Dataset excerpts:
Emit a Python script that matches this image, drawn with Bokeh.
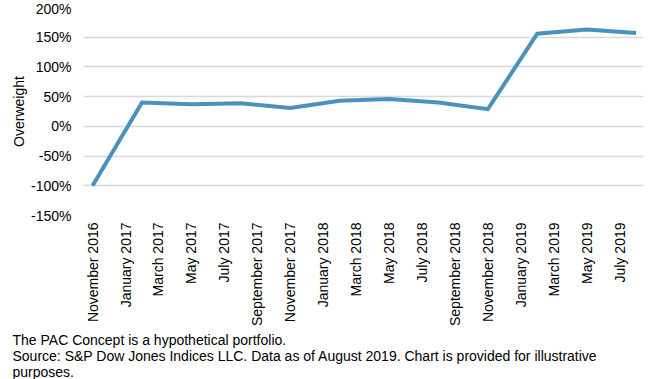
from bokeh.plotting import figure
from bokeh.models import FixedTicker, Range1d, Title
from bokeh.embed import file_html
from bokeh.resources import INLINE

# ---- data ----
months = ["Nov 2016", "Feb 2017", "May 2017", "Aug 2017", "Nov 2017", "Feb 2018",
          "May 2018", "Aug 2018", "Nov 2018", "Feb 2019", "May 2019", "Aug 2019"]
overweight = [-100, 40, 37, 39, 31, 43, 46, 40, 29, 156, 163, 157]

tick_labels = ["November 2016", "January 2017", "March 2017", "May 2017", "July 2017",
               "September 2017", "November 2017", "January 2018", "March 2018",
               "May 2018", "July 2018", "September 2018", "November 2018",
               "January 2019", "March 2019", "May 2019", "July 2019"]
y_ticks = [-150, -100, -50, 0, 50, 100, 150, 200]

y_title = "Overweight"
footnotes = ["The PAC Concept is a hypothetical portfolio.",
             "Source: S&P Dow Jones Indices LLC.  Data as of August 2019.  Chart is provided for illustrative",
             "purposes."]

MONTHS = {"Jan": 1, "Feb": 2, "Mar": 3, "Apr": 4, "May": 5, "Jun": 6, "Jul": 7,
          "Aug": 8, "Sep": 9, "Oct": 10, "Nov": 11, "Dec": 12,
          "January": 1, "March": 3, "July": 7, "September": 9, "November": 11}


def month_index(s):
    m, y = s.split()
    return (int(y) - 2016) * 12 + MONTHS[m] - 11


xs = [month_index(m) for m in months]
tick_pos = [month_index(t) for t in tick_labels]

FONT = "Liberation Sans"
W, H = 660, 379

p = figure(width=W, height=H, output_backend="svg", toolbar_location=None,
           x_range=Range1d(-0.55, 33.45), y_range=Range1d(-150, 200),
           min_border_left=83, min_border_right=17, min_border_top=7, min_border_bottom=163)
p.outline_line_color = None
p.background_fill_color = "white"
p.border_fill_color = "white"

p.line(xs, overweight, line_color="#4a92bd", line_width=4, line_join="miter")

# axes
p.xaxis.ticker = FixedTicker(ticks=tick_pos)
p.xaxis.major_label_overrides = {pos: lab for pos, lab in zip(tick_pos, tick_labels)}
p.xaxis.major_label_orientation = 1.5707963
p.xaxis.axis_line_color = None
p.xaxis.major_tick_line_color = None
p.xaxis.minor_tick_line_color = None
p.xaxis.major_tick_out = 0
p.xaxis.major_tick_in = 0
p.xaxis.major_label_standoff = 7
p.xaxis.major_label_text_font = FONT
p.xaxis.major_label_text_font_size = "14px"
p.xaxis.major_label_text_color = "#000000"

p.yaxis.ticker = FixedTicker(ticks=y_ticks)
p.yaxis.major_label_overrides = {v: f"{v}%" for v in y_ticks}
p.yaxis.axis_line_color = None
p.yaxis.major_tick_line_color = None
p.yaxis.minor_tick_line_color = None
p.yaxis.major_tick_out = 0
p.yaxis.major_tick_in = 0
p.yaxis.major_label_standoff = 12
p.yaxis.major_label_text_font = FONT
p.yaxis.major_label_text_font_size = "14px"
p.yaxis.major_label_text_color = "#000000"
p.yaxis.axis_label = y_title
p.yaxis.axis_label_text_font = FONT
p.yaxis.axis_label_text_font_size = "14px"
p.yaxis.axis_label_text_font_style = "normal"
p.yaxis.axis_label_text_color = "#000000"
p.yaxis.axis_label_standoff = 1

p.xgrid.grid_line_color = None
p.ygrid.ticker = FixedTicker(ticks=y_ticks)
p.ygrid.grid_line_color = "#d9d9d9"
p.ygrid.grid_line_width = 1.5

p.add_layout(Title(text="\n".join(footnotes), align="left", offset=-71, standoff=0,
                   text_font=FONT, text_font_size="14px", text_font_style="normal",
                   text_color="#000000", text_line_height=1.0), "below")

open("out.html", "w").write(file_html(p, INLINE))
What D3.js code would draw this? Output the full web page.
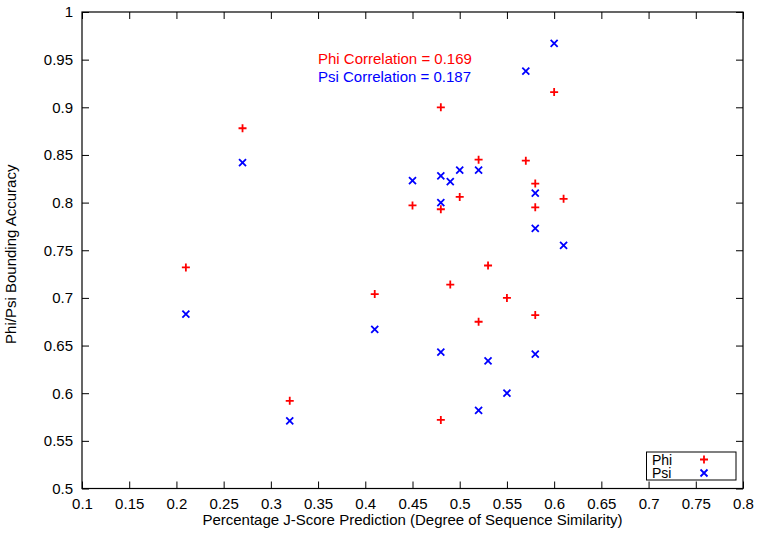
<!DOCTYPE html>
<html>
<head>
<meta charset="utf-8">
<script src="https://cdn.jsdelivr.net/npm/d3@7"></script>
<style>
  body { margin: 0; background: #fff; }
  svg text { font-family: "Liberation Sans", Arial, sans-serif; }
</style>
</head>
<body>
<svg id="chart" width="761" height="540"></svg>
<script>
// J-score similarity for each target, with phi / psi bounding accuracy
const similarity = [0.21, 0.27, 0.32, 0.41, 0.45, 0.48, 0.48, 0.48, 0.49, 0.50,
                    0.52, 0.52, 0.53, 0.55, 0.57, 0.58, 0.58, 0.58, 0.60, 0.61];
const phiAcc = [0.732, 0.878, 0.592, 0.704, 0.797, 0.900, 0.793, 0.572, 0.714, 0.806,
                0.845, 0.675, 0.734, 0.700, 0.844, 0.820, 0.795, 0.682, 0.916, 0.804];
const psiAcc = [0.683, 0.842, 0.571, 0.667, 0.823, 0.828, 0.800, 0.643, 0.822, 0.834,
                0.834, 0.582, 0.634, 0.600, 0.938, 0.810, 0.773, 0.641, 0.967, 0.755];
const xTicks = [0.1, 0.15, 0.2, 0.25, 0.3, 0.35, 0.4, 0.45, 0.5, 0.55, 0.6, 0.65, 0.7, 0.75, 0.8];
const yTicks = [0.5, 0.55, 0.6, 0.65, 0.7, 0.75, 0.8, 0.85, 0.9, 0.95, 1];
const correlations = [["Phi Correlation = 0.169", "#ff0000"], ["Psi Correlation = 0.187", "#0000ff"]];

const svg = d3.select("#chart");
const mLeft = 82, mRight = 743, mTop = 12, mBottom = 488.5;

const x = d3.scaleLinear().domain([0.1, 0.8]).range([mLeft, mRight]);
const y = d3.scaleLinear().domain([0.5, 1]).range([mBottom, mTop]);
const fmt = d => String(+d.toFixed(2));

// ticks on all four sides, pointing inward
svg.append("g").attr("transform", `translate(0,${mBottom})`)
  .call(d3.axisBottom(x).tickValues(xTicks).tickFormat(fmt).tickSizeInner(-7).tickSizeOuter(0).tickPadding(10));
svg.append("g").attr("transform", `translate(0,${mTop})`)
  .call(d3.axisTop(x).tickValues(xTicks).tickFormat("").tickSizeInner(-7).tickSizeOuter(0));
svg.append("g").attr("transform", `translate(${mLeft},0)`)
  .call(d3.axisLeft(y).tickValues(yTicks).tickFormat(fmt).tickSizeInner(-7).tickSizeOuter(0).tickPadding(9));
svg.append("g").attr("transform", `translate(${mRight},0)`)
  .call(d3.axisRight(y).tickValues(yTicks).tickFormat("").tickSizeInner(-7).tickSizeOuter(0));

svg.selectAll(".domain").remove();
svg.selectAll(".tick line").attr("stroke", "#000").attr("stroke-width", 1);
svg.selectAll(".tick text").attr("font-size", 15).attr("fill", "#000")
  .attr("font-family", "Liberation Sans, Arial, sans-serif");

svg.append("rect")
  .attr("x", mLeft).attr("y", mTop)
  .attr("width", mRight - mLeft).attr("height", mBottom - mTop)
  .attr("fill", "none").attr("stroke", "#000").attr("stroke-width", 1.2);

// axis titles
svg.append("text")
  .attr("x", (mLeft + mRight) / 2).attr("y", 525)
  .attr("text-anchor", "middle").attr("font-size", 15)
  .text("Percentage J-Score Prediction (Degree of Sequence Similarity)");
svg.append("text")
  .attr("transform", `translate(16,${(mTop + mBottom) / 2 + 4}) rotate(-90)`)
  .attr("text-anchor", "middle").attr("font-size", 15)
  .text("Phi/Psi Bounding Accuracy");

// markers
const plus = (g, cx, cy) => g.append("path")
  .attr("d", `M${cx - 4},${cy}H${cx + 4}M${cx},${cy - 4}V${cy + 4}`)
  .attr("stroke", "#ff0000").attr("stroke-width", 1.8).attr("fill", "none");
const cross = (g, cx, cy) => g.append("path")
  .attr("d", `M${cx - 3.5},${cy - 3.5}L${cx + 3.5},${cy + 3.5}M${cx - 3.5},${cy + 3.5}L${cx + 3.5},${cy - 3.5}`)
  .attr("stroke", "#0000ff").attr("stroke-width", 1.8).attr("fill", "none");

const pts = svg.append("g");
similarity.forEach((s, i) => plus(pts, x(s), y(phiAcc[i])));
similarity.forEach((s, i) => cross(pts, x(s), y(psiAcc[i])));

// correlation notes
correlations.forEach(([t, c], i) => {
  svg.append("text").attr("x", 318).attr("y", 64 + i * 18)
    .attr("font-size", 15).attr("fill", c).text(t);
});

// legend
const lg = svg.append("g");
lg.append("rect").attr("x", 646.5).attr("y", 452).attr("width", 89.5).attr("height", 28)
  .attr("fill", "#fff").attr("stroke", "#000").attr("stroke-width", 1);
lg.append("text").attr("x", 652).attr("y", 464.5).attr("font-size", 14).text("Phi");
lg.append("text").attr("x", 652).attr("y", 478).attr("font-size", 14).text("Psi");
plus(lg, 704, 459.5);
cross(lg, 704, 473);
</script>
</body>
</html>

Goal:
Pictures do not belong in the copy. Reproduce exactly the lines from the one with "What D3.js code" to the one with "const mLeft = 82, mRight", both lines included.

Task solution:
What D3.js code would draw this? Output the full web page.
<!DOCTYPE html>
<html>
<head>
<meta charset="utf-8">
<script src="https://cdn.jsdelivr.net/npm/d3@7"></script>
<style>
  body { margin: 0; background: #fff; }
  svg text { font-family: "Liberation Sans", Arial, sans-serif; }
</style>
</head>
<body>
<svg id="chart" width="761" height="540"></svg>
<script>
// J-score similarity for each target, with phi / psi bounding accuracy
const similarity = [0.21, 0.27, 0.32, 0.41, 0.45, 0.48, 0.48, 0.48, 0.49, 0.50,
                    0.52, 0.52, 0.53, 0.55, 0.57, 0.58, 0.58, 0.58, 0.60, 0.61];
const phiAcc = [0.732, 0.878, 0.592, 0.704, 0.797, 0.900, 0.793, 0.572, 0.714, 0.806,
                0.845, 0.675, 0.734, 0.700, 0.844, 0.820, 0.795, 0.682, 0.916, 0.804];
const psiAcc = [0.683, 0.842, 0.571, 0.667, 0.823, 0.828, 0.800, 0.643, 0.822, 0.834,
                0.834, 0.582, 0.634, 0.600, 0.938, 0.810, 0.773, 0.641, 0.967, 0.755];
const xTicks = [0.1, 0.15, 0.2, 0.25, 0.3, 0.35, 0.4, 0.45, 0.5, 0.55, 0.6, 0.65, 0.7, 0.75, 0.8];
const yTicks = [0.5, 0.55, 0.6, 0.65, 0.7, 0.75, 0.8, 0.85, 0.9, 0.95, 1];
const correlations = [["Phi Correlation = 0.169", "#ff0000"], ["Psi Correlation = 0.187", "#0000ff"]];

const svg = d3.select("#chart");
const mLeft = 82, mRight = 743, mTop = 12, mBottom = 488.5;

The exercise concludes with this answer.